Otieno wants the government to handle tertiary specialised care and provide adequate human resource and leave the county governments to handle primary and secondary cadre care.
“Politicians should realise that investing in machines is not enough. It is good but will not change much, because you can bring state of the art laboratory machines but they need specialised people to handle and interpret the results,” he says.
And even the interpretation is done in context, because when persons in Nyeri are diagnosed with fever, chance of having malaria is very rare unlike those in Kisumu or Busia.
Aluoch says the patients tell them that they don’t trust the young doctors, especially the old ladies, who mostly want a proper examination with a human touch.
“The young doctors may feel they are so digital and apt with the latest scientific knowledge like bronchoscopy and endoscopy instruments for investigation. It is happening everywhere because even some teachers are products of poor teaching,” he says.
Unfortunately, there are a lot good doctors in the country who cannot maintain their teaching careers because although dedicated to profession, they also prefer to go into private practice to earn an extra coin for their families.
Otieno agrees that some young doctors just go for x-ray results and other machine tests that lack contest which is developed through human touch and experience.
“It is either skill or attitude because when young doctors don’t interact much with the patients during their training, they rely on machines and yet X-ray can give you pneumonia, but you still have to talk to the patients, hear their behavior and interpret it in the context of the disease,” he says.
They tell students at the University of Nairobi Medical School that there is no shortcut to good clinical examination and in sharpening diagnostic and treatment approach because if they depend on technology, a swelling will just be a swelling.
They must feel and touch patients the standard way and examine that which is relevant to form a basis that can then be augmented by technology.
Prof Otieno wants the Building Bridges Initiative to meet and listen to those involved in training and other health professionals to enact the kind of health management system Kenyans need to adopt.
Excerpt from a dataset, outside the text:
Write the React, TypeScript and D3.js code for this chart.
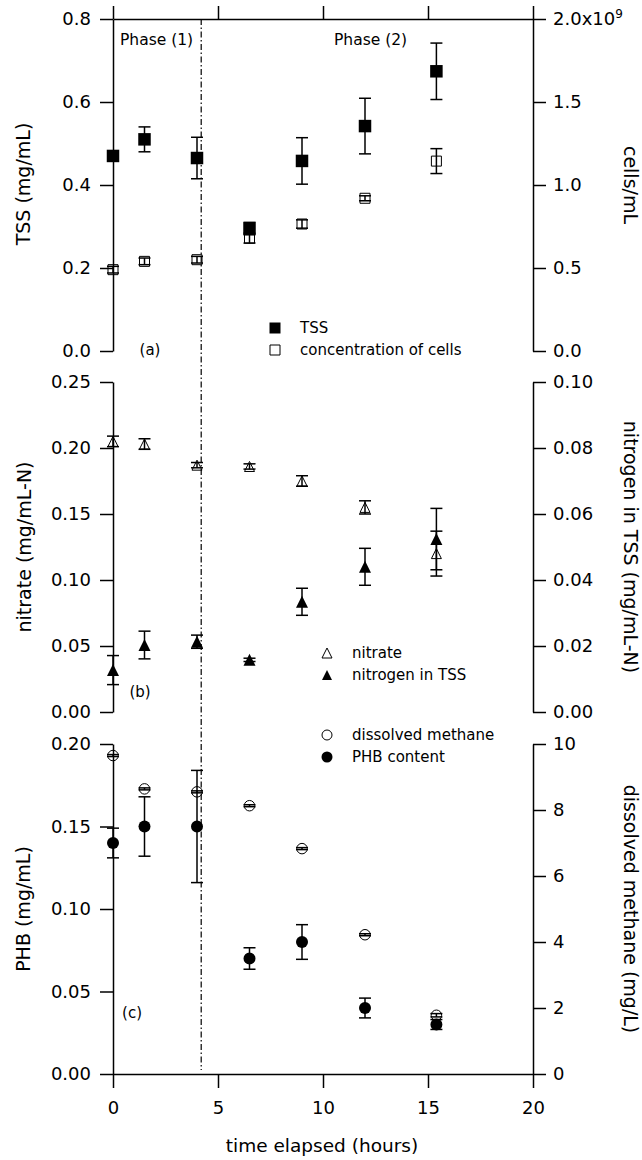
import React, { useRef, useEffect } from 'react';
import * as d3 from 'd3';

// sampling times (hours)
const hours = [0, 1.5, 4, 6.5, 9, 12, 15.4];
const phaseBoundary = 4.2;

// panel (a)
const tss = [0.47, 0.51, 0.465, 0.295, 0.458, 0.542, 0.674];
const tssErr = [0, 0.03, 0.05, 0.015, 0.056, 0.067, 0.068];
const cells = [0.49e9, 0.54e9, 0.55e9, 0.68e9, 0.765e9, 0.92e9, 1.144e9];
const cellsErr = [0.02e9, 0.02e9, 0.02e9, 0.03e9, 0.025e9, 0.015e9, 0.075e9];

// panel (b)
const nitrate = [0.205, 0.203, 0.187, 0.186, 0.175, 0.155, 0.12];
const nitrateErr = [0.004, 0.004, 0.002, 0.002, 0.004, 0.005, 0.017];
const nitrogenTss = [0.0127, 0.0203, 0.0213, 0.0158, 0.0334, 0.044, 0.0524];
const nitrogenTssErr = [0.0044, 0.0042, 0.002, 0.0005, 0.0041, 0.0056, 0.0093];

// panel (c)
const phb = [0.14, 0.15, 0.15, 0.07, 0.08, 0.04, 0.03];
const phbErr = [0.009, 0.018, 0.034, 0.0065, 0.0105, 0.006, 0.003];
const methane = [9.65, 8.64, 8.55, 8.13, 6.83, 4.22, 1.78];
const methaneErr = [0.03, 0.03, 0.03, 0.03, 0.03, 0.03, 0.05];

// tick values
const timeTicks = [0, 5, 10, 15, 20];
const tssTicks = [0, 0.2, 0.4, 0.6, 0.8];
const cellsTicks = [0, 0.5e9, 1e9, 1.5e9, 2e9];
const nitrateTicks = [0, 0.05, 0.1, 0.15, 0.2, 0.25];
const nitrogenTicks = [0, 0.02, 0.04, 0.06, 0.08, 0.1];
const phbTicks = [0, 0.05, 0.1, 0.15, 0.2];
const methaneTicks = [0, 2, 4, 6, 8, 10];

const FONT = 'DejaVu Sans';

const App = () => {
  const svgRef = useRef<SVGSVGElement>(null);

  useEffect(() => {
    const svg = d3.select(svgRef.current);
    svg.selectAll('*').remove();

    const x = d3.scaleLinear().domain([0, 20]).range([113, 533]);
    const yTss = d3.scaleLinear().domain([0, 0.8]).range([351, 19]);
    const yCells = d3.scaleLinear().domain([0, 2e9]).range([351, 19]);
    const yNit = d3.scaleLinear().domain([0, 0.25]).range([712, 382]);
    const yNtss = d3.scaleLinear().domain([0, 0.1]).range([712, 382]);
    const yPhb = d3.scaleLinear().domain([0, 0.2]).range([1074, 744]);
    const yMeth = d3.scaleLinear().domain([0, 10]).range([1074, 744]);

    // phase divider
    svg
      .append('line')
      .attr('x1', x(phaseBoundary))
      .attr('x2', x(phaseBoundary))
      .attr('y1', 19)
      .attr('y2', 1070)
      .attr('stroke', '#000')
      .attr('stroke-width', 1.2)
      .attr('stroke-dasharray', '6,2.5,1.5,2.5');

    const styleAxis = (g: any) => {
      g.attr('font-family', FONT).attr('font-size', 18);
      g.selectAll('path, line').attr('stroke', '#000').attr('stroke-width', 1.5);
      g.selectAll('text').attr('fill', '#000');
    };
    const addAxis = (axis: any, tx: number, ty: number) =>
      svg
        .append('g')
        .attr('transform', `translate(${tx},${ty})`)
        .call(axis)
        .call(styleAxis);

    const f1 = d3.format('.1f');
    const f2 = d3.format('.2f');
    const fd = d3.format('d');

    // x axes
    addAxis(
      d3.axisTop(x).tickValues(timeTicks).tickSize(13).tickSizeOuter(0).tickFormat(() => ''),
      0,
      19
    );
    addAxis(
      d3.axisBottom(x).tickValues(timeTicks).tickSize(14).tickPadding(13).tickSizeOuter(0).tickFormat(fd),
      0,
      1074
    );

    // left axes
    addAxis(d3.axisLeft(yTss).tickValues(tssTicks).tickSize(13).tickPadding(9).tickSizeOuter(0).tickFormat(f1), 113, 0);
    addAxis(d3.axisLeft(yNit).tickValues(nitrateTicks).tickSize(13).tickPadding(9).tickSizeOuter(0).tickFormat(f2), 113, 0);
    addAxis(d3.axisLeft(yPhb).tickValues(phbTicks).tickSize(13).tickPadding(9).tickSizeOuter(0).tickFormat(f2), 113, 0);

    // right axes
    const cellsAxis = addAxis(
      d3
        .axisRight(yCells)
        .tickValues(cellsTicks)
        .tickSize(13)
        .tickPadding(7)
        .tickSizeOuter(0)
        .tickFormat((d: any) => (d === 2e9 ? '2.0x10' : (d / 1e9).toFixed(1))),
      533,
      0
    );
    cellsAxis
      .selectAll('.tick text')
      .filter((d: any) => d === 2e9)
      .append('tspan')
      .attr('dy', '-0.6em')
      .attr('font-size', 12)
      .text('9');
    addAxis(d3.axisRight(yNtss).tickValues(nitrogenTicks).tickSize(13).tickPadding(7).tickSizeOuter(0).tickFormat(f2), 533, 0);
    addAxis(d3.axisRight(yMeth).tickValues(methaneTicks).tickSize(13).tickPadding(7).tickSizeOuter(0).tickFormat(fd), 533, 0);

    // error bars
    const errorBars = (vals: number[], errs: number[], yScale: any) => {
      const rows = hours.map((h, i) => ({ h, v: vals[i], e: errs[i] })).filter(r => r.e > 0);
      const g = svg.append('g').attr('stroke', '#000').attr('stroke-width', 1.5);
      g.selectAll('.stem')
        .data(rows)
        .join('line')
        .attr('x1', d => x(d.h))
        .attr('x2', d => x(d.h))
        .attr('y1', d => yScale(d.v + d.e))
        .attr('y2', d => yScale(d.v - d.e));
      [1, -1].forEach(s => {
        g.selectAll(`.cap${s}`)
          .data(rows)
          .join('line')
          .attr('x1', d => x(d.h) - 6)
          .attr('x2', d => x(d.h) + 6)
          .attr('y1', d => yScale(d.v + s * d.e))
          .attr('y2', d => yScale(d.v + s * d.e));
      });
    };

    const markerPath = (kind: string, cx: number, cy: number, s: number) => {
      const h = s / 2;
      if (kind === 'square') return `M${cx - h},${cy - h}h${s}v${s}h${-s}Z`;
      if (kind === 'triangle') return `M${cx},${cy - h}L${cx + h},${cy + h}L${cx - h},${cy + h}Z`;
      return `M${cx - h},${cy}a${h},${h} 0 1,0 ${s},0a${h},${h} 0 1,0 ${-s},0Z`;
    };

    const markers = (vals: number[], yScale: any, kind: string, filled: boolean, size: number) => {
      svg
        .append('g')
        .selectAll('path')
        .data(vals)
        .join('path')
        .attr('d', (v, i) => markerPath(kind, x(hours[i]), yScale(v), size))
        .attr('fill', filled ? '#000' : 'none')
        .attr('stroke', '#000')
        .attr('stroke-width', filled ? 0 : 1);
    };

    errorBars(cells, cellsErr, yCells);
    markers(cells, yCells, 'square', false, 10);
    errorBars(tss, tssErr, yTss);
    markers(tss, yTss, 'square', true, 12.5);

    errorBars(nitrate, nitrateErr, yNit);
    markers(nitrate, yNit, 'triangle', false, 10);
    errorBars(nitrogenTss, nitrogenTssErr, yNtss);
    markers(nitrogenTss, yNtss, 'triangle', true, 12);

    errorBars(methane, methaneErr, yMeth);
    markers(methane, yMeth, 'circle', false, 10.5);
    errorBars(phb, phbErr, yPhb);
    markers(phb, yPhb, 'circle', true, 12);

    // legends
    const legend = (mx: number, y: number, kind: string, filled: boolean, size: number, label: string) => {
      svg
        .append('path')
        .attr('d', markerPath(kind, mx, y, size))
        .attr('fill', filled ? '#000' : 'none')
        .attr('stroke', '#000')
        .attr('stroke-width', filled ? 0 : 1);
      svg
        .append('text')
        .attr('x', mx + 25)
        .attr('y', y)
        .attr('dominant-baseline', 'central')
        .attr('font-family', FONT)
        .attr('font-size', 15)
        .text(label);
    };
    legend(275, 328, 'square', true, 11, 'TSS');
    legend(275, 350, 'square', false, 10, 'concentration of cells');
    legend(327, 653, 'triangle', false, 10, 'nitrate');
    legend(327, 675, 'triangle', true, 10, 'nitrogen in TSS');
    legend(327, 735, 'circle', false, 10, 'dissolved methane');
    legend(327, 757, 'circle', true, 11, 'PHB content');

    const label = (tx: number, ty: number, text: string, size: number, rot = 0, anchor = 'middle') =>
      svg
        .append('text')
        .attr('transform', `translate(${tx},${ty}) rotate(${rot})`)
        .attr('text-anchor', anchor)
        .attr('dominant-baseline', 'central')
        .attr('font-family', FONT)
        .attr('font-size', size)
        .text(text);

    label(120, 40, 'Phase (1)', 15.5, 0, 'start');
    label(334, 40, 'Phase (2)', 15.5, 0, 'start');
    label(150, 350, '(a)', 15);
    label(140, 692, '(b)', 15);
    label(132, 1013, '(c)', 15);

    label(23, 184, 'TSS (mg/mL)', 19, -90);
    label(24, 547, 'nitrate (mg/mL-N)', 19, -90);
    label(23, 909, 'PHB (mg/mL)', 19, -90);
    label(631, 185, 'cells/mL', 19, 90);
    label(631, 547, 'nitrogen in TSS (mg/mL-N)', 19, 90);
    label(631, 909, 'dissolved methane (mg/L)', 19, 90);
    label(322, 1145, 'time elapsed (hours)', 18.5);
  }, []);

  return (
    <div style={{ position: 'absolute', left: 0, top: 0, background: '#fff' }}>
      <svg ref={svgRef} width={642} height={1160} />
    </div>
  );
};

export default App;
Moral and Professional dilemmas for doctors in Kenya
Doctors in Kenya are sometimes forced to make hard decision for the sake of the patient especially when attending to end of life care because of family interests and legal challenges.
Dr Aluoch says they are put in very difficult positions sometimes when attending to end of life care because technological advances in medicine can help them prolong the life patients.
He writes In his book, In the Footsteps of My Father: “I have handled cases where life hangs on the balance as if by thread, cases that touch on life and death, where discussions of life support, euthanasia and related concepts take ominous urgency.To put it crudely, technological advances in medicine save lives in the short term but prolong death.”